The Central Criminal Court trial has heard that they had met a few months earlier and that she had told him she was pregnant with his child. An autopsy has since shown that Ms Phelan was not pregnant.

Mr Corbet testified on Wednesday that he had his doubts about the pregnancy and questioned her about it on the evening of October 25.

He said they argued and that she threatened to ruin his life. He said he lost control and strangled her in his shed. He then put her body in a barrel, buried it behind his house the following day and flew to New York to visit his ex-girlfriend.

His barrister asked the jury to ignore the desecration of her body and concentrate on the moment she was killed.

Ugly

Conor Devally, defending, said the jurors had to consider if it was "reasonably possible" that he had totally lost self-control. If so, a verdict of manslaughter was open to them, he said in his closing speech.

"The act is so ugly," he said of what his client had done with her body.

However, he described it as an irrelevance.

"You just have to consider what happened in that moment," he said.

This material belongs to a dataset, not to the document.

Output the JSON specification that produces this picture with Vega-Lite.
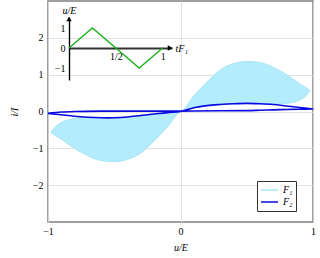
{
  "$schema": "https://vega.github.io/schema/vega-lite/v6.json",
  "width": 265,
  "height": 221,
  "autosize": {"type": "none"},
  "padding": {"left": 48, "top": 1, "right": 7, "bottom": 36},
  "background": "white",
  "config": {
    "view": {"stroke": "#808080", "strokeWidth": 1.5},
    "font": "Liberation Serif",
    "axis": {
      "labelFont": "Liberation Serif", "labelFontSize": 10, "labelColor": "black",
      "titleFont": "Liberation Serif", "titleFontStyle": "italic", "titleFontWeight": "normal",
      "titleFontSize": 10, "titleColor": "black",
      "ticks": false, "domain": false, "gridColor": "#dcdcdc", "gridWidth": 0.8
    },
    "legend": {
      "labelFont": "Liberation Serif", "labelFontStyle": "italic", "labelFontSize": 10, "labelColor": "black"
    }
  },
  "datasets": {
    "band": [
      {"series": "F₁", "x": -0.977, "lo": -0.57, "hi": -0.57},
      {"series": "F₁", "x": -0.95, "lo": -0.64, "hi": -0.44},
      {"series": "F₁", "x": -0.9, "lo": -0.75, "hi": -0.3},
      {"series": "F₁", "x": -0.85, "lo": -0.88, "hi": -0.23},
      {"series": "F₁", "x": -0.8, "lo": -1.0, "hi": -0.19},
      {"series": "F₁", "x": -0.7, "lo": -1.2, "hi": -0.16},
      {"series": "F₁", "x": -0.6, "lo": -1.33, "hi": -0.17},
      {"series": "F₁", "x": -0.5, "lo": -1.36, "hi": -0.17},
      {"series": "F₁", "x": -0.4, "lo": -1.3, "hi": -0.15},
      {"series": "F₁", "x": -0.3, "lo": -1.13, "hi": -0.11},
      {"series": "F₁", "x": -0.2, "lo": -0.8, "hi": -0.07},
      {"series": "F₁", "x": -0.1, "lo": -0.42, "hi": -0.03},
      {"series": "F₁", "x": 0, "lo": 0, "hi": 0},
      {"series": "F₁", "x": 0.1, "lo": 0.1, "hi": 0.42},
      {"series": "F₁", "x": 0.2, "lo": 0.16, "hi": 0.8},
      {"series": "F₁", "x": 0.3, "lo": 0.19, "hi": 1.13},
      {"series": "F₁", "x": 0.4, "lo": 0.21, "hi": 1.3},
      {"series": "F₁", "x": 0.5, "lo": 0.22, "hi": 1.36},
      {"series": "F₁", "x": 0.6, "lo": 0.21, "hi": 1.33},
      {"series": "F₁", "x": 0.7, "lo": 0.2, "hi": 1.2},
      {"series": "F₁", "x": 0.8, "lo": 0.22, "hi": 1.0},
      {"series": "F₁", "x": 0.85, "lo": 0.25, "hi": 0.88},
      {"series": "F₁", "x": 0.9, "lo": 0.31, "hi": 0.75},
      {"series": "F₁", "x": 0.95, "lo": 0.44, "hi": 0.64},
      {"series": "F₁", "x": 0.977, "lo": 0.57, "hi": 0.57}
    ],
    "loop2": [
      {"series": "F₂", "k": 1, "x": -1, "y": -0.05},
      {"series": "F₂", "k": 2, "x": -0.9, "y": -0.09},
      {"series": "F₂", "k": 3, "x": -0.8, "y": -0.13},
      {"series": "F₂", "k": 4, "x": -0.7, "y": -0.155},
      {"series": "F₂", "k": 5, "x": -0.6, "y": -0.17},
      {"series": "F₂", "k": 6, "x": -0.5, "y": -0.17},
      {"series": "F₂", "k": 7, "x": -0.4, "y": -0.15},
      {"series": "F₂", "k": 8, "x": -0.3, "y": -0.11},
      {"series": "F₂", "k": 9, "x": -0.2, "y": -0.07},
      {"series": "F₂", "k": 10, "x": -0.1, "y": -0.03},
      {"series": "F₂", "k": 11, "x": 0, "y": 0},
      {"series": "F₂", "k": 12, "x": 0.1, "y": 0.1},
      {"series": "F₂", "k": 13, "x": 0.2, "y": 0.16},
      {"series": "F₂", "k": 14, "x": 0.3, "y": 0.19},
      {"series": "F₂", "k": 15, "x": 0.4, "y": 0.21},
      {"series": "F₂", "k": 16, "x": 0.5, "y": 0.22},
      {"series": "F₂", "k": 17, "x": 0.6, "y": 0.21},
      {"series": "F₂", "k": 18, "x": 0.7, "y": 0.19},
      {"series": "F₂", "k": 19, "x": 0.8, "y": 0.15},
      {"series": "F₂", "k": 20, "x": 0.9, "y": 0.11},
      {"series": "F₂", "k": 21, "x": 1, "y": 0.07},
      {"series": "F₂", "k": 22, "x": 0.9, "y": 0.065},
      {"series": "F₂", "k": 23, "x": 0.8, "y": 0.055},
      {"series": "F₂", "k": 24, "x": 0.7, "y": 0.045},
      {"series": "F₂", "k": 25, "x": 0.6, "y": 0.035},
      {"series": "F₂", "k": 26, "x": 0.5, "y": 0.025},
      {"series": "F₂", "k": 27, "x": 0.3, "y": 0.02},
      {"series": "F₂", "k": 28, "x": 0, "y": 0.01},
      {"series": "F₂", "k": 29, "x": -0.3, "y": 0.01},
      {"series": "F₂", "k": 30, "x": -0.6, "y": 0.01},
      {"series": "F₂", "k": 31, "x": -0.8, "y": 0.0},
      {"series": "F₂", "k": 32, "x": -0.9, "y": -0.015},
      {"series": "F₂", "k": 33, "x": -1, "y": -0.05}
    ],
    "wave": [
      {"t": 0, "v": 0},
      {"t": 0.25, "v": 1},
      {"t": 0.75, "v": -1},
      {"t": 1, "v": 0}
    ],
    "tipUp": [{"t": 0, "v": 1.45}],
    "tipRight": [{"t": 1.08, "v": 0}]
  },
  "layer": [
    {
      "layer": [
        {
          "data": {"name": "band"},
          "mark": {"type": "area", "fill": "#b3ecfb", "interpolate": "monotone"},
          "encoding": {
            "x": {"field": "x", "type": "quantitative", "scale": {"domain": [-1, 1], "nice": false, "zero": false},
              "axis": {"values": [-1, 0, 1], "format": "~g", "grid": true, "labelFlush": false, "labelPadding": 4, "title": "u/E", "titleY": 25, "titleBaseline": "middle"}},
            "y": {"field": "lo", "type": "quantitative", "scale": {"domain": [-3, 3], "nice": false, "zero": false},
              "axis": {"values": [-2, -1, 0, 1, 2], "format": "~g", "grid": true, "labelPadding": 5, "title": "i/I", "titleX": -34, "titleY": 110.5, "titleAngle": 270, "titleBaseline": "middle", "titleAlign": "center"}},
            "y2": {"field": "hi"}
          }
        },
        {
          "data": {"name": "band"},
          "transform": [{"fold": ["lo", "hi"], "as": ["edge", "yy"]}],
          "mark": {"type": "line", "strokeWidth": 1, "interpolate": "monotone"},
          "encoding": {
            "x": {"field": "x", "type": "quantitative"},
            "y": {"field": "yy", "type": "quantitative"},
            "detail": {"field": "edge"},
            "color": {"field": "series", "type": "nominal",
              "scale": {"domain": ["F₁", "F₂"], "range": ["#a6e6f8", "#0a0ae0"]},
              "legend": {"title": null, "orient": "none", "legendX": 209, "legendY": 180, "strokeColor": "#333333", "fillColor": "white", "padding": 3, "symbolType": "stroke", "symbolSize": 289, "symbolStrokeWidth": 1.6, "rowPadding": 0, "clipHeight": 12, "labelOffset": 4}}
          }
        },
        {
          "data": {"name": "loop2"},
          "mark": {"type": "line", "strokeWidth": 1.6, "interpolate": "catmull-rom"},
          "encoding": {
            "x": {"field": "x", "type": "quantitative"},
            "y": {"field": "y", "type": "quantitative"},
            "order": {"field": "k", "type": "quantitative"},
            "color": {"field": "series", "type": "nominal"}
          }
        }
      ]
    },
    {
      "layer": [
        {
          "data": {"name": "wave"},
          "mark": {"type": "line", "color": "#1db31d", "strokeWidth": 1.4},
          "encoding": {
            "x": {"field": "t", "type": "quantitative", "scale": {"domain": [0, 1.1], "range": [21, 124], "nice": false, "zero": false},
              "axis": {"orient": "bottom", "offset": -174, "values": [0.5, 1], "labelExpr": "datum.value == 0.5 ? '1/2' : '1'", "grid": false, "domain": true, "domainColor": "#333333", "domainWidth": 1.8, "labelFlush": false, "labelPadding": 3, "title": "tF₁", "titleX": 127, "titleY": 0, "titleAlign": "left", "titleBaseline": "middle"}},
            "y": {"field": "v", "type": "quantitative", "scale": {"domain": [-1.6, 1.55], "range": [79, 16], "nice": false, "zero": false},
              "axis": {"orient": "left", "offset": -21, "values": [-1, 0, 1], "format": "~g", "grid": false, "domain": true, "domainColor": "black", "domainWidth": 1.4, "labelPadding": 4, "title": "u/E", "titleAngle": 0, "titleX": 0, "titleY": 9, "titleAlign": "center", "titleBaseline": "middle"}}
          }
        },
        {
          "data": {"name": "tipUp"},
          "mark": {"type": "point", "shape": "triangle-up", "filled": true, "color": "black", "size": 30, "opacity": 1},
          "encoding": {
            "x": {"field": "t", "type": "quantitative"},
            "y": {"field": "v", "type": "quantitative"}
          }
        },
        {
          "data": {"name": "tipRight"},
          "mark": {"type": "point", "shape": "triangle-right", "filled": true, "color": "black", "size": 30, "opacity": 1},
          "encoding": {
            "x": {"field": "t", "type": "quantitative"},
            "y": {"field": "v", "type": "quantitative"}
          }
        }
      ]
    }
  ],
  "resolve": {"scale": {"x": "independent", "y": "independent"}, "axis": {"x": "independent", "y": "independent"}}
}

He asked the jury to acquit Mr Corbet of murder and find him guilty of manslaughter on the grounds of provocation.

However Isobel Kennedy, prosecuting, said that there was no provocation and described the accused man's actions as calculated.

She recalled his description of strangling her with his forearm, then both hands. She noted that he had recalled striking her and she made no sound.

"He goes to get the cable ties. He goes back to Aoife Phelan, puts one around her neck to be sure she's dead," said counsel.

"This was a man entirely in control. His acts were deliberate and calculated," she said.

The jurors will resume their deliberations this morning.